**Collected data:**

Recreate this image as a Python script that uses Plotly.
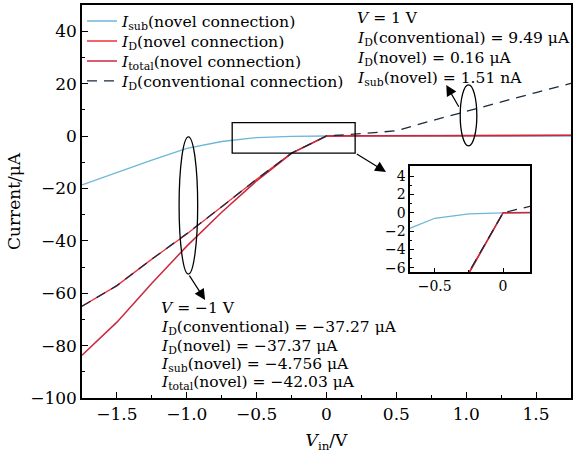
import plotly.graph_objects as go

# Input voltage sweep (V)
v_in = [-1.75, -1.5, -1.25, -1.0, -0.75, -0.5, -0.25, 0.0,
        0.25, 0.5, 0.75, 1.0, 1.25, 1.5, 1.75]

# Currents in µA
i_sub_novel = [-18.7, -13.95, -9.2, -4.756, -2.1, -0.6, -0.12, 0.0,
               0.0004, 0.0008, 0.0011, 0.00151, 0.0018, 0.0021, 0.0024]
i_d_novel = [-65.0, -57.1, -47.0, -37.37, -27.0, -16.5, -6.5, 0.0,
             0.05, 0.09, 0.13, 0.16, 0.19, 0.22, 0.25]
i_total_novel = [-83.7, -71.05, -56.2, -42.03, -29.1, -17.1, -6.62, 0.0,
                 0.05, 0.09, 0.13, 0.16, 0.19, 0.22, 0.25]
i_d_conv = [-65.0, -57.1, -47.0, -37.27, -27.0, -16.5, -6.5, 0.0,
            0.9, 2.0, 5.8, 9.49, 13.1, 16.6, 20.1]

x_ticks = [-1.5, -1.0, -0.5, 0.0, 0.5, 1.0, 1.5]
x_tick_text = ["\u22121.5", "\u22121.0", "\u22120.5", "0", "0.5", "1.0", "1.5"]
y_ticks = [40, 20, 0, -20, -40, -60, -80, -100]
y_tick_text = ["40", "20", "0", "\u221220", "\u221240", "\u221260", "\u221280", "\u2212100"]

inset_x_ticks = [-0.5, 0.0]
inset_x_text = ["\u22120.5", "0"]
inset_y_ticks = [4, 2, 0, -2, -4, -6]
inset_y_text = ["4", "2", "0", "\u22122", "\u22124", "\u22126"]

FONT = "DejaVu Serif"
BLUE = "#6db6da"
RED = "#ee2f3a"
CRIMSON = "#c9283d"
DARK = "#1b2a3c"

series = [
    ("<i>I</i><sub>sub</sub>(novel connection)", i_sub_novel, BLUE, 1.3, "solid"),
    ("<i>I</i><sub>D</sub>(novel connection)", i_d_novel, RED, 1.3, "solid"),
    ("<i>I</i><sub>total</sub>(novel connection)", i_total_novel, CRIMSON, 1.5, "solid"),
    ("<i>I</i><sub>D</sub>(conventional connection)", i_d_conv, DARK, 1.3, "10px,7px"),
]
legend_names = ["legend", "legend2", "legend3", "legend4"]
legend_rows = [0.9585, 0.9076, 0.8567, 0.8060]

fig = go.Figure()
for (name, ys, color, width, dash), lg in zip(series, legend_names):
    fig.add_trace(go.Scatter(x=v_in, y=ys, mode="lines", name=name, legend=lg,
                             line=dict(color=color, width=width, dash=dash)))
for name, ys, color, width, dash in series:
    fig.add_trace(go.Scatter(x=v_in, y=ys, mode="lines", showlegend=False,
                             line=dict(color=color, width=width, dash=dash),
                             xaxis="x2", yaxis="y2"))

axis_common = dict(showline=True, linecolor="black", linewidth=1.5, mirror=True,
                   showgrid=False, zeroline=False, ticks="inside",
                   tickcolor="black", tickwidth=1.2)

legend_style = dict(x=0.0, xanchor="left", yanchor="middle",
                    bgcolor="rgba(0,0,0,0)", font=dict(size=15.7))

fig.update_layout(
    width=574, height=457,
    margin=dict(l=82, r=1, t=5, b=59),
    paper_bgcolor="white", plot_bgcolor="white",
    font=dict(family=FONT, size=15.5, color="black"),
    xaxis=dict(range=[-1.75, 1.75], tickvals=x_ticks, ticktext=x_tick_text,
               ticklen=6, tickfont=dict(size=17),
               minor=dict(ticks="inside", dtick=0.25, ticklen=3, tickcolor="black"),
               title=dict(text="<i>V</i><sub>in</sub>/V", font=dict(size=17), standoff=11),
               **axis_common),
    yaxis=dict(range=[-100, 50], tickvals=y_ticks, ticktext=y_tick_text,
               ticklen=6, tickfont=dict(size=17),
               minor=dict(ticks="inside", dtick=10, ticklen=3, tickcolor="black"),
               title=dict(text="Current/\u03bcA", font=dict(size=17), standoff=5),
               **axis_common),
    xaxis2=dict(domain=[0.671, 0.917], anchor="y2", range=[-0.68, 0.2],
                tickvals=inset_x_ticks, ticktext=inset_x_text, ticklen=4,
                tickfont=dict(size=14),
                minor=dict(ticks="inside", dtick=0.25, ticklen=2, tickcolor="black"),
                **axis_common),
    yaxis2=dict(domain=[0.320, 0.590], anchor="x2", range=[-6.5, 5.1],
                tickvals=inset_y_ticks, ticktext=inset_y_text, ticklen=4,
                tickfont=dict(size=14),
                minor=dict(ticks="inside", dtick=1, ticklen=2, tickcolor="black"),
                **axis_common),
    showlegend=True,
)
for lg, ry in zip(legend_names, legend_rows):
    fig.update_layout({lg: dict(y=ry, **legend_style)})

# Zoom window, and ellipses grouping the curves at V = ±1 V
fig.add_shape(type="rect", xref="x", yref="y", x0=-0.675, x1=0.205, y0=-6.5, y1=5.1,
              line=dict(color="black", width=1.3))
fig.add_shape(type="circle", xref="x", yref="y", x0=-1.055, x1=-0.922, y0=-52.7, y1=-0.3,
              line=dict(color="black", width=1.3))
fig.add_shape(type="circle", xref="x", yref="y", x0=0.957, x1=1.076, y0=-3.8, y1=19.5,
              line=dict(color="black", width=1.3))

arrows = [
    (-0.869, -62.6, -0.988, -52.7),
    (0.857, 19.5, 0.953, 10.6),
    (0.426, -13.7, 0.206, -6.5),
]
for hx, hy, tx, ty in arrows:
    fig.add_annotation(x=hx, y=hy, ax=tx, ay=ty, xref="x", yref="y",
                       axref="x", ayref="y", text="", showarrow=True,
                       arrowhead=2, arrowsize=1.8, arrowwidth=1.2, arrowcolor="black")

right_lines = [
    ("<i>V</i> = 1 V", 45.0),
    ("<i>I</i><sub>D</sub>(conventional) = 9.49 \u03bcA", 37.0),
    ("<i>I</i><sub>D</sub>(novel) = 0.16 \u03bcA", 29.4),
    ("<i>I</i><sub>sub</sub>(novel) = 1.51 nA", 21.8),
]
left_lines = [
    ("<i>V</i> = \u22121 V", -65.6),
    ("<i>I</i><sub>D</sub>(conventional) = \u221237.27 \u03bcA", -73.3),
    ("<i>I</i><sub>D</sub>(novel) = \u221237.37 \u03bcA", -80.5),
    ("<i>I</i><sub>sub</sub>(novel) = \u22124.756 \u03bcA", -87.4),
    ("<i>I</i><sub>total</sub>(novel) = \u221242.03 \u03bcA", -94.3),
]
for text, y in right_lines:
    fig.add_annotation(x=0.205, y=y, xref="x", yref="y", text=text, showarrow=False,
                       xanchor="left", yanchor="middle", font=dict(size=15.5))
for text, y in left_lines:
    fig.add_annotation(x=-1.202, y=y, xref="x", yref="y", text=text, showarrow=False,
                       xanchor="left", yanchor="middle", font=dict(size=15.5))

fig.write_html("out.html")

**What to produce:** Return the listing above in full and without alteration, excluding its pictures.

**Solved exercise:**
Recreate this image as a Python script that uses Plotly.
import plotly.graph_objects as go

# Input voltage sweep (V)
v_in = [-1.75, -1.5, -1.25, -1.0, -0.75, -0.5, -0.25, 0.0,
        0.25, 0.5, 0.75, 1.0, 1.25, 1.5, 1.75]

# Currents in µA
i_sub_novel = [-18.7, -13.95, -9.2, -4.756, -2.1, -0.6, -0.12, 0.0,
               0.0004, 0.0008, 0.0011, 0.00151, 0.0018, 0.0021, 0.0024]
i_d_novel = [-65.0, -57.1, -47.0, -37.37, -27.0, -16.5, -6.5, 0.0,
             0.05, 0.09, 0.13, 0.16, 0.19, 0.22, 0.25]
i_total_novel = [-83.7, -71.05, -56.2, -42.03, -29.1, -17.1, -6.62, 0.0,
                 0.05, 0.09, 0.13, 0.16, 0.19, 0.22, 0.25]
i_d_conv = [-65.0, -57.1, -47.0, -37.27, -27.0, -16.5, -6.5, 0.0,
            0.9, 2.0, 5.8, 9.49, 13.1, 16.6, 20.1]

x_ticks = [-1.5, -1.0, -0.5, 0.0, 0.5, 1.0, 1.5]
x_tick_text = ["\u22121.5", "\u22121.0", "\u22120.5", "0", "0.5", "1.0", "1.5"]
y_ticks = [40, 20, 0, -20, -40, -60, -80, -100]
y_tick_text = ["40", "20", "0", "\u221220", "\u221240", "\u221260", "\u221280", "\u2212100"]

inset_x_ticks = [-0.5, 0.0]
inset_x_text = ["\u22120.5", "0"]
inset_y_ticks = [4, 2, 0, -2, -4, -6]
inset_y_text = ["4", "2", "0", "\u22122", "\u22124", "\u22126"]

FONT = "DejaVu Serif"
BLUE = "#6db6da"
RED = "#ee2f3a"
CRIMSON = "#c9283d"
DARK = "#1b2a3c"

series = [
    ("<i>I</i><sub>sub</sub>(novel connection)", i_sub_novel, BLUE, 1.3, "solid"),
    ("<i>I</i><sub>D</sub>(novel connection)", i_d_novel, RED, 1.3, "solid"),
    ("<i>I</i><sub>total</sub>(novel connection)", i_total_novel, CRIMSON, 1.5, "solid"),
    ("<i>I</i><sub>D</sub>(conventional connection)", i_d_conv, DARK, 1.3, "10px,7px"),
]
legend_names = ["legend", "legend2", "legend3", "legend4"]
legend_rows = [0.9585, 0.9076, 0.8567, 0.8060]

fig = go.Figure()
for (name, ys, color, width, dash), lg in zip(series, legend_names):
    fig.add_trace(go.Scatter(x=v_in, y=ys, mode="lines", name=name, legend=lg,
                             line=dict(color=color, width=width, dash=dash)))
for name, ys, color, width, dash in series:
    fig.add_trace(go.Scatter(x=v_in, y=ys, mode="lines", showlegend=False,
                             line=dict(color=color, width=width, dash=dash),
                             xaxis="x2", yaxis="y2"))

axis_common = dict(showline=True, linecolor="black", linewidth=1.5, mirror=True,
                   showgrid=False, zeroline=False, ticks="inside",
                   tickcolor="black", tickwidth=1.2)

legend_style = dict(x=0.0, xanchor="left", yanchor="middle",
                    bgcolor="rgba(0,0,0,0)", font=dict(size=15.7))

fig.update_layout(
    width=574, height=457,
    margin=dict(l=82, r=1, t=5, b=59),
    paper_bgcolor="white", plot_bgcolor="white",
    font=dict(family=FONT, size=15.5, color="black"),
    xaxis=dict(range=[-1.75, 1.75], tickvals=x_ticks, ticktext=x_tick_text,
               ticklen=6, tickfont=dict(size=17),
               minor=dict(ticks="inside", dtick=0.25, ticklen=3, tickcolor="black"),
               title=dict(text="<i>V</i><sub>in</sub>/V", font=dict(size=17), standoff=11),
               **axis_common),
    yaxis=dict(range=[-100, 50], tickvals=y_ticks, ticktext=y_tick_text,
               ticklen=6, tickfont=dict(size=17),
               minor=dict(ticks="inside", dtick=10, ticklen=3, tickcolor="black"),
               title=dict(text="Current/\u03bcA", font=dict(size=17), standoff=5),
               **axis_common),
    xaxis2=dict(domain=[0.671, 0.917], anchor="y2", range=[-0.68, 0.2],
                tickvals=inset_x_ticks, ticktext=inset_x_text, ticklen=4,
                tickfont=dict(size=14),
                minor=dict(ticks="inside", dtick=0.25, ticklen=2, tickcolor="black"),
                **axis_common),
    yaxis2=dict(domain=[0.320, 0.590], anchor="x2", range=[-6.5, 5.1],
                tickvals=inset_y_ticks, ticktext=inset_y_text, ticklen=4,
                tickfont=dict(size=14),
                minor=dict(ticks="inside", dtick=1, ticklen=2, tickcolor="black"),
                **axis_common),
    showlegend=True,
)
for lg, ry in zip(legend_names, legend_rows):
    fig.update_layout({lg: dict(y=ry, **legend_style)})

# Zoom window, and ellipses grouping the curves at V = ±1 V
fig.add_shape(type="rect", xref="x", yref="y", x0=-0.675, x1=0.205, y0=-6.5, y1=5.1,
              line=dict(color="black", width=1.3))
fig.add_shape(type="circle", xref="x", yref="y", x0=-1.055, x1=-0.922, y0=-52.7, y1=-0.3,
              line=dict(color="black", width=1.3))
fig.add_shape(type="circle", xref="x", yref="y", x0=0.957, x1=1.076, y0=-3.8, y1=19.5,
              line=dict(color="black", width=1.3))

arrows = [
    (-0.869, -62.6, -0.988, -52.7),
    (0.857, 19.5, 0.953, 10.6),
    (0.426, -13.7, 0.206, -6.5),
]
for hx, hy, tx, ty in arrows:
    fig.add_annotation(x=hx, y=hy, ax=tx, ay=ty, xref="x", yref="y",
                       axref="x", ayref="y", text="", showarrow=True,
                       arrowhead=2, arrowsize=1.8, arrowwidth=1.2, arrowcolor="black")

right_lines = [
    ("<i>V</i> = 1 V", 45.0),
    ("<i>I</i><sub>D</sub>(conventional) = 9.49 \u03bcA", 37.0),
    ("<i>I</i><sub>D</sub>(novel) = 0.16 \u03bcA", 29.4),
    ("<i>I</i><sub>sub</sub>(novel) = 1.51 nA", 21.8),
]
left_lines = [
    ("<i>V</i> = \u22121 V", -65.6),
    ("<i>I</i><sub>D</sub>(conventional) = \u221237.27 \u03bcA", -73.3),
    ("<i>I</i><sub>D</sub>(novel) = \u221237.37 \u03bcA", -80.5),
    ("<i>I</i><sub>sub</sub>(novel) = \u22124.756 \u03bcA", -87.4),
    ("<i>I</i><sub>total</sub>(novel) = \u221242.03 \u03bcA", -94.3),
]
for text, y in right_lines:
    fig.add_annotation(x=0.205, y=y, xref="x", yref="y", text=text, showarrow=False,
                       xanchor="left", yanchor="middle", font=dict(size=15.5))
for text, y in left_lines:
    fig.add_annotation(x=-1.202, y=y, xref="x", yref="y", text=text, showarrow=False,
                       xanchor="left", yanchor="middle", font=dict(size=15.5))

fig.write_html("out.html")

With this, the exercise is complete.